▶ _Given data_
+===+

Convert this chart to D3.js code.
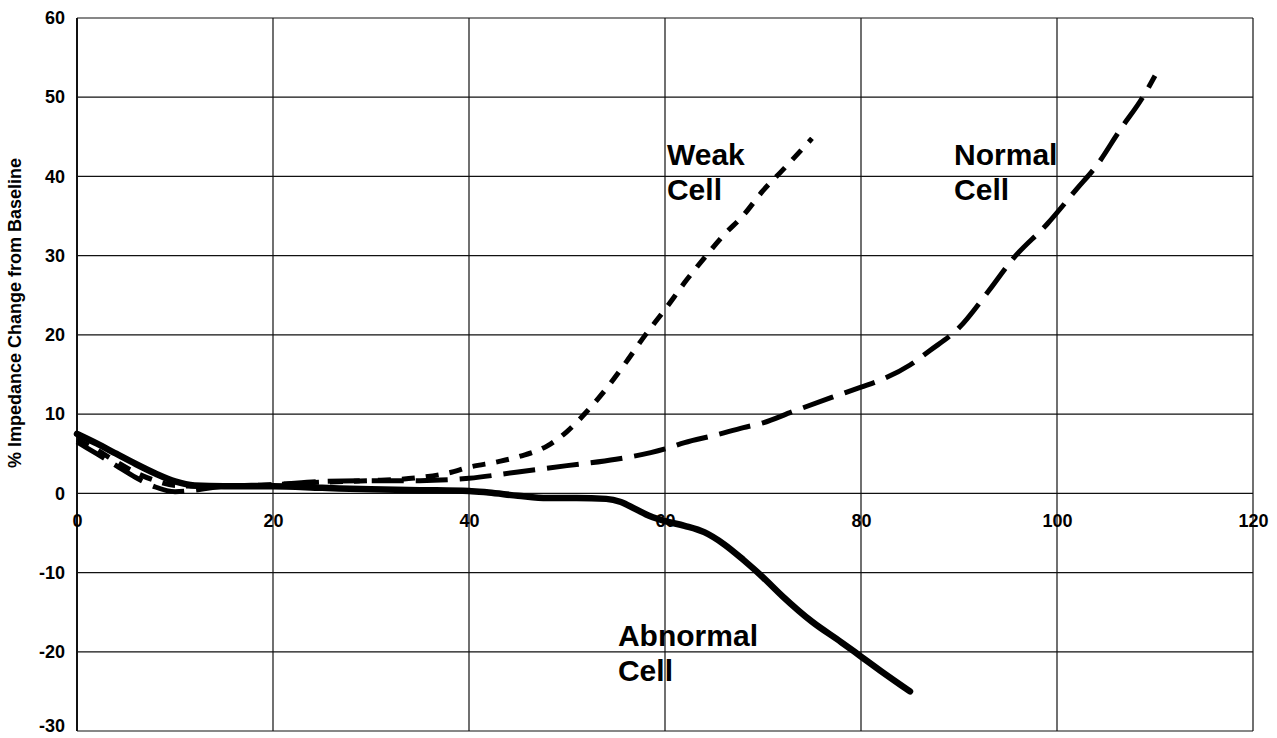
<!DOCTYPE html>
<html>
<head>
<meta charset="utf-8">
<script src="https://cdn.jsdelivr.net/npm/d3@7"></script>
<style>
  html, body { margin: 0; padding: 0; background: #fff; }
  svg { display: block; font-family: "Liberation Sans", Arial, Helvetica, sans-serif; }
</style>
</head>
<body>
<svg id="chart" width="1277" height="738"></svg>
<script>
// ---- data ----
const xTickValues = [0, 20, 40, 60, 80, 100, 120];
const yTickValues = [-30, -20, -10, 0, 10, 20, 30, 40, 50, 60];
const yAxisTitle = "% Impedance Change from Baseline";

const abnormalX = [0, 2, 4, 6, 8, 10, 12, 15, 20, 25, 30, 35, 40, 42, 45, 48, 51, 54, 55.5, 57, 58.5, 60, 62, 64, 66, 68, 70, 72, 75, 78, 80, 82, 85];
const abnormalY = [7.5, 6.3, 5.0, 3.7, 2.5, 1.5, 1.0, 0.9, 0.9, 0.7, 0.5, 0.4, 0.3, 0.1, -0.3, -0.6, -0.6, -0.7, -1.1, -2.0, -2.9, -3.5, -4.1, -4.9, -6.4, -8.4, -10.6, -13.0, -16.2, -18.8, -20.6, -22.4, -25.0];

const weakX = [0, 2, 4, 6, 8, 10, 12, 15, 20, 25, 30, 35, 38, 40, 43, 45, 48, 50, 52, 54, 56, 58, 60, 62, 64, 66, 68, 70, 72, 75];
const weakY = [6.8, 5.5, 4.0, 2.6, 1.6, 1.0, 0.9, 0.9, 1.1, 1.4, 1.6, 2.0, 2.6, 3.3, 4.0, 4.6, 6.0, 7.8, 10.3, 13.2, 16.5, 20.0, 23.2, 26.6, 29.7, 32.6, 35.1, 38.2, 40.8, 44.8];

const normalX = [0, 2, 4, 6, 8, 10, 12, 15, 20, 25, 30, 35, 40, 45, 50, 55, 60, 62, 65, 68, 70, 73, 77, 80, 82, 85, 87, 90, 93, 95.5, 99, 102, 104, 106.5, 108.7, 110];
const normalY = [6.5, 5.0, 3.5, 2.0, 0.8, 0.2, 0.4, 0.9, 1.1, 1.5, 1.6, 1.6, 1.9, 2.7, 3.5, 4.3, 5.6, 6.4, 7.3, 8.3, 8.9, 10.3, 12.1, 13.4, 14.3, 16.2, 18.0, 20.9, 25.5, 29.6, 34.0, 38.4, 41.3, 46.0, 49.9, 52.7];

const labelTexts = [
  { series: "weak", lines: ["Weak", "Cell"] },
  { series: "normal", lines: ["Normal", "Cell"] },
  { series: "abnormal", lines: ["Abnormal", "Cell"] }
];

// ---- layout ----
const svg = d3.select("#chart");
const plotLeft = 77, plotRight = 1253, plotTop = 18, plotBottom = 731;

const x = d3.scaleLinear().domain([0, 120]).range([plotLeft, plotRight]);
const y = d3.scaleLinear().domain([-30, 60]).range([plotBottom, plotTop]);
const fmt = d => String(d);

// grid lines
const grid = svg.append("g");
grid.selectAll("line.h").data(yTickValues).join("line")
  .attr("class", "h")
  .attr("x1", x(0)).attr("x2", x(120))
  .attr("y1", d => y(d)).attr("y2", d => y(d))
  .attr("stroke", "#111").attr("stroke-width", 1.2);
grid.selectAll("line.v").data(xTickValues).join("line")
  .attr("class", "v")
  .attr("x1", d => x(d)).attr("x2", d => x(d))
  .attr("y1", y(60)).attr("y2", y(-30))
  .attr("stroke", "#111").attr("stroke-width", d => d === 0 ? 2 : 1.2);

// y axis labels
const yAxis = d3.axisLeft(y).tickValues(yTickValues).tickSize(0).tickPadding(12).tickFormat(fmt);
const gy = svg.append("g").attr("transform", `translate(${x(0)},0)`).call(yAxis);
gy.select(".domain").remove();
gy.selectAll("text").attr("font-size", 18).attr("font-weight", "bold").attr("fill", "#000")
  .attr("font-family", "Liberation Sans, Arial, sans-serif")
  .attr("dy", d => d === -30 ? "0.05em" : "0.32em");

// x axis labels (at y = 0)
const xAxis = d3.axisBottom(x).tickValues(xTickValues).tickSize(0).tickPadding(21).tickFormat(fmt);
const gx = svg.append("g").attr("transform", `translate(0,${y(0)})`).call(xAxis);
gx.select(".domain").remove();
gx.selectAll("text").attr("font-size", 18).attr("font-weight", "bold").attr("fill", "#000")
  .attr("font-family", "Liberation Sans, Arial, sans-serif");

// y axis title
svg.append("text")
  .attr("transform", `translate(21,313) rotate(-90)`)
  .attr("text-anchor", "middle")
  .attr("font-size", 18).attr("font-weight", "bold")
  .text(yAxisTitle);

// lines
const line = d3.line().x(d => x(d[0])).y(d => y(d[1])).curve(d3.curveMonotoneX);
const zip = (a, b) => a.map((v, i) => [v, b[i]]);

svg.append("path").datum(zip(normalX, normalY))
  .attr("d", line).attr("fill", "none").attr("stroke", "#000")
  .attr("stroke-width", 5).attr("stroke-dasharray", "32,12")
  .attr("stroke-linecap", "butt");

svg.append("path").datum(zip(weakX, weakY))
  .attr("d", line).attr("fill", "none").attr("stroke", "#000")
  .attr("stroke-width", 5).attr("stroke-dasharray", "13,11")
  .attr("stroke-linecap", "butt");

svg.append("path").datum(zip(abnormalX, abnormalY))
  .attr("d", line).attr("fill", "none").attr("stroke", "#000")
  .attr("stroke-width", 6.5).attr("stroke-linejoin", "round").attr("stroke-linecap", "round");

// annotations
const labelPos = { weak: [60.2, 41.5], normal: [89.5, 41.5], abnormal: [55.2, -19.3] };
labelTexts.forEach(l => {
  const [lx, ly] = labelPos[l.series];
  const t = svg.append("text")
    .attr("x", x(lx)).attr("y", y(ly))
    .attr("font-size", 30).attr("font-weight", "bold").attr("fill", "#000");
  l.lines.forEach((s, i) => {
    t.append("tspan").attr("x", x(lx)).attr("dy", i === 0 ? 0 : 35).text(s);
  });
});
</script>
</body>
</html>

+===+

▶ _Prompt_
Drop the images and repeat the data exactly.

▶ _Full solution_
Convert this chart to D3.js code.
<!DOCTYPE html>
<html>
<head>
<meta charset="utf-8">
<script src="https://cdn.jsdelivr.net/npm/d3@7"></script>
<style>
  html, body { margin: 0; padding: 0; background: #fff; }
  svg { display: block; font-family: "Liberation Sans", Arial, Helvetica, sans-serif; }
</style>
</head>
<body>
<svg id="chart" width="1277" height="738"></svg>
<script>
// ---- data ----
const xTickValues = [0, 20, 40, 60, 80, 100, 120];
const yTickValues = [-30, -20, -10, 0, 10, 20, 30, 40, 50, 60];
const yAxisTitle = "% Impedance Change from Baseline";

const abnormalX = [0, 2, 4, 6, 8, 10, 12, 15, 20, 25, 30, 35, 40, 42, 45, 48, 51, 54, 55.5, 57, 58.5, 60, 62, 64, 66, 68, 70, 72, 75, 78, 80, 82, 85];
const abnormalY = [7.5, 6.3, 5.0, 3.7, 2.5, 1.5, 1.0, 0.9, 0.9, 0.7, 0.5, 0.4, 0.3, 0.1, -0.3, -0.6, -0.6, -0.7, -1.1, -2.0, -2.9, -3.5, -4.1, -4.9, -6.4, -8.4, -10.6, -13.0, -16.2, -18.8, -20.6, -22.4, -25.0];

const weakX = [0, 2, 4, 6, 8, 10, 12, 15, 20, 25, 30, 35, 38, 40, 43, 45, 48, 50, 52, 54, 56, 58, 60, 62, 64, 66, 68, 70, 72, 75];
const weakY = [6.8, 5.5, 4.0, 2.6, 1.6, 1.0, 0.9, 0.9, 1.1, 1.4, 1.6, 2.0, 2.6, 3.3, 4.0, 4.6, 6.0, 7.8, 10.3, 13.2, 16.5, 20.0, 23.2, 26.6, 29.7, 32.6, 35.1, 38.2, 40.8, 44.8];

const normalX = [0, 2, 4, 6, 8, 10, 12, 15, 20, 25, 30, 35, 40, 45, 50, 55, 60, 62, 65, 68, 70, 73, 77, 80, 82, 85, 87, 90, 93, 95.5, 99, 102, 104, 106.5, 108.7, 110];
const normalY = [6.5, 5.0, 3.5, 2.0, 0.8, 0.2, 0.4, 0.9, 1.1, 1.5, 1.6, 1.6, 1.9, 2.7, 3.5, 4.3, 5.6, 6.4, 7.3, 8.3, 8.9, 10.3, 12.1, 13.4, 14.3, 16.2, 18.0, 20.9, 25.5, 29.6, 34.0, 38.4, 41.3, 46.0, 49.9, 52.7];

const labelTexts = [
  { series: "weak", lines: ["Weak", "Cell"] },
  { series: "normal", lines: ["Normal", "Cell"] },
  { series: "abnormal", lines: ["Abnormal", "Cell"] }
];

// ---- layout ----
const svg = d3.select("#chart");
const plotLeft = 77, plotRight = 1253, plotTop = 18, plotBottom = 731;

const x = d3.scaleLinear().domain([0, 120]).range([plotLeft, plotRight]);
const y = d3.scaleLinear().domain([-30, 60]).range([plotBottom, plotTop]);
const fmt = d => String(d);

// grid lines
const grid = svg.append("g");
grid.selectAll("line.h").data(yTickValues).join("line")
  .attr("class", "h")
  .attr("x1", x(0)).attr("x2", x(120))
  .attr("y1", d => y(d)).attr("y2", d => y(d))
  .attr("stroke", "#111").attr("stroke-width", 1.2);
grid.selectAll("line.v").data(xTickValues).join("line")
  .attr("class", "v")
  .attr("x1", d => x(d)).attr("x2", d => x(d))
  .attr("y1", y(60)).attr("y2", y(-30))
  .attr("stroke", "#111").attr("stroke-width", d => d === 0 ? 2 : 1.2);

// y axis labels
const yAxis = d3.axisLeft(y).tickValues(yTickValues).tickSize(0).tickPadding(12).tickFormat(fmt);
const gy = svg.append("g").attr("transform", `translate(${x(0)},0)`).call(yAxis);
gy.select(".domain").remove();
gy.selectAll("text").attr("font-size", 18).attr("font-weight", "bold").attr("fill", "#000")
  .attr("font-family", "Liberation Sans, Arial, sans-serif")
  .attr("dy", d => d === -30 ? "0.05em" : "0.32em");

// x axis labels (at y = 0)
const xAxis = d3.axisBottom(x).tickValues(xTickValues).tickSize(0).tickPadding(21).tickFormat(fmt);
const gx = svg.append("g").attr("transform", `translate(0,${y(0)})`).call(xAxis);
gx.select(".domain").remove();
gx.selectAll("text").attr("font-size", 18).attr("font-weight", "bold").attr("fill", "#000")
  .attr("font-family", "Liberation Sans, Arial, sans-serif");

// y axis title
svg.append("text")
  .attr("transform", `translate(21,313) rotate(-90)`)
  .attr("text-anchor", "middle")
  .attr("font-size", 18).attr("font-weight", "bold")
  .text(yAxisTitle);

// lines
const line = d3.line().x(d => x(d[0])).y(d => y(d[1])).curve(d3.curveMonotoneX);
const zip = (a, b) => a.map((v, i) => [v, b[i]]);

svg.append("path").datum(zip(normalX, normalY))
  .attr("d", line).attr("fill", "none").attr("stroke", "#000")
  .attr("stroke-width", 5).attr("stroke-dasharray", "32,12")
  .attr("stroke-linecap", "butt");

svg.append("path").datum(zip(weakX, weakY))
  .attr("d", line).attr("fill", "none").attr("stroke", "#000")
  .attr("stroke-width", 5).attr("stroke-dasharray", "13,11")
  .attr("stroke-linecap", "butt");

svg.append("path").datum(zip(abnormalX, abnormalY))
  .attr("d", line).attr("fill", "none").attr("stroke", "#000")
  .attr("stroke-width", 6.5).attr("stroke-linejoin", "round").attr("stroke-linecap", "round");

// annotations
const labelPos = { weak: [60.2, 41.5], normal: [89.5, 41.5], abnormal: [55.2, -19.3] };
labelTexts.forEach(l => {
  const [lx, ly] = labelPos[l.series];
  const t = svg.append("text")
    .attr("x", x(lx)).attr("y", y(ly))
    .attr("font-size", 30).attr("font-weight", "bold").attr("fill", "#000");
  l.lines.forEach((s, i) => {
    t.append("tspan").attr("x", x(lx)).attr("dy", i === 0 ? 0 : 35).text(s);
  });
});
</script>
</body>
</html>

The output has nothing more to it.